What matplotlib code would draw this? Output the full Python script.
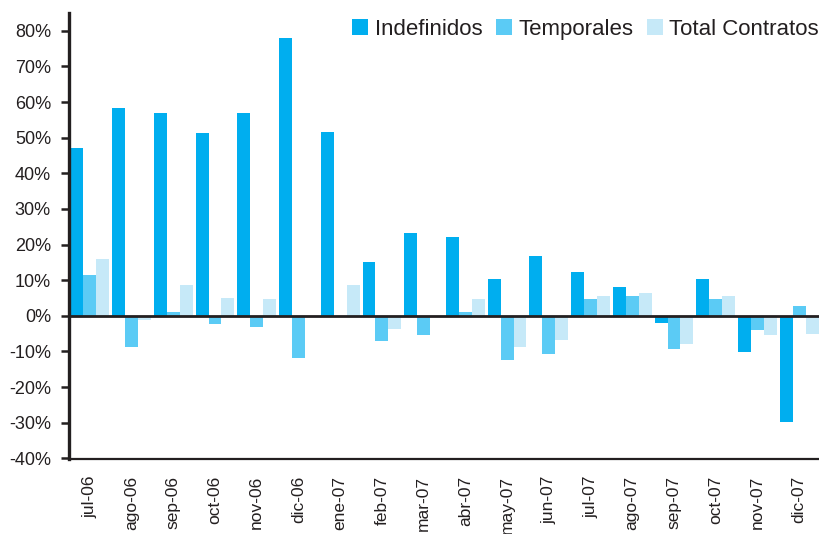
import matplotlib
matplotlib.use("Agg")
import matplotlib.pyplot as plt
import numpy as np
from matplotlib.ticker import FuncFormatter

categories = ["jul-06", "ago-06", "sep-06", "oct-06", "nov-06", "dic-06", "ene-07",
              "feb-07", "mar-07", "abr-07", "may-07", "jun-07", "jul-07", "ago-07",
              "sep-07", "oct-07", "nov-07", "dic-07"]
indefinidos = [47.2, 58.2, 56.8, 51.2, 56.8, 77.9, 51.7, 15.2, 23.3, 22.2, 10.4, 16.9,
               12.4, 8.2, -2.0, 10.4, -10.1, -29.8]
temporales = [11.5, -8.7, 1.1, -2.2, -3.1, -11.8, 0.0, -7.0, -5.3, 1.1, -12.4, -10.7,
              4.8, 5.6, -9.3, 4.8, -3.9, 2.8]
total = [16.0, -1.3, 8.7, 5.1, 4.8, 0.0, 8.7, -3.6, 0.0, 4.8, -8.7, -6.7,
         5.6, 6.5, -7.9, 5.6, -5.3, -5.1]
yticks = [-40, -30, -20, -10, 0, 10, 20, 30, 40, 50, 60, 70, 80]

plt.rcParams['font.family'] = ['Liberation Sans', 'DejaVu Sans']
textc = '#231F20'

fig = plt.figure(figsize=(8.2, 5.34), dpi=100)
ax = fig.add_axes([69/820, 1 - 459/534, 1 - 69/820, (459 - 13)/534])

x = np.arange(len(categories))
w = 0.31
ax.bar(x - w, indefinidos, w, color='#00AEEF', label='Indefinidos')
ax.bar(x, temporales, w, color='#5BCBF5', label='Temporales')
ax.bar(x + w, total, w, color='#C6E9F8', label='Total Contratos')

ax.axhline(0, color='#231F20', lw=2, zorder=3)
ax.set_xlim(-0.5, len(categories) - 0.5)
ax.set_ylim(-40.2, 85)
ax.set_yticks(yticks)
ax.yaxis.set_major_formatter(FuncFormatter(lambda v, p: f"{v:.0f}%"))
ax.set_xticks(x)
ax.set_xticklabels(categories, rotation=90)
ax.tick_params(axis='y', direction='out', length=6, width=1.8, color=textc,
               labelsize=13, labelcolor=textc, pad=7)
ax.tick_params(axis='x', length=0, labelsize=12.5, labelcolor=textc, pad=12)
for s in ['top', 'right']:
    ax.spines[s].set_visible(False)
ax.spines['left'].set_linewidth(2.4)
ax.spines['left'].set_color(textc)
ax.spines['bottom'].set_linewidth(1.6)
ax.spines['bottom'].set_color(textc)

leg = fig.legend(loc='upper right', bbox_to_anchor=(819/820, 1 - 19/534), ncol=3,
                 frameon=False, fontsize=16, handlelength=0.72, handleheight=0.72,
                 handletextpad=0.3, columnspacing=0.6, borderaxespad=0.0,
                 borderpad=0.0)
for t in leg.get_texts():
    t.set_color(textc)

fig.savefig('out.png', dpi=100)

== EXERCISE INSTRUCTIONS ==
Please extract exactly the lines of the data, from the first through the line containing "from matplotlib.ticker import FuncFormatter", and add no pictures to the copy.

== WORKED ANSWER ==
What matplotlib code would draw this? Output the full Python script.
import matplotlib
matplotlib.use("Agg")
import matplotlib.pyplot as plt
import numpy as np
from matplotlib.ticker import FuncFormatter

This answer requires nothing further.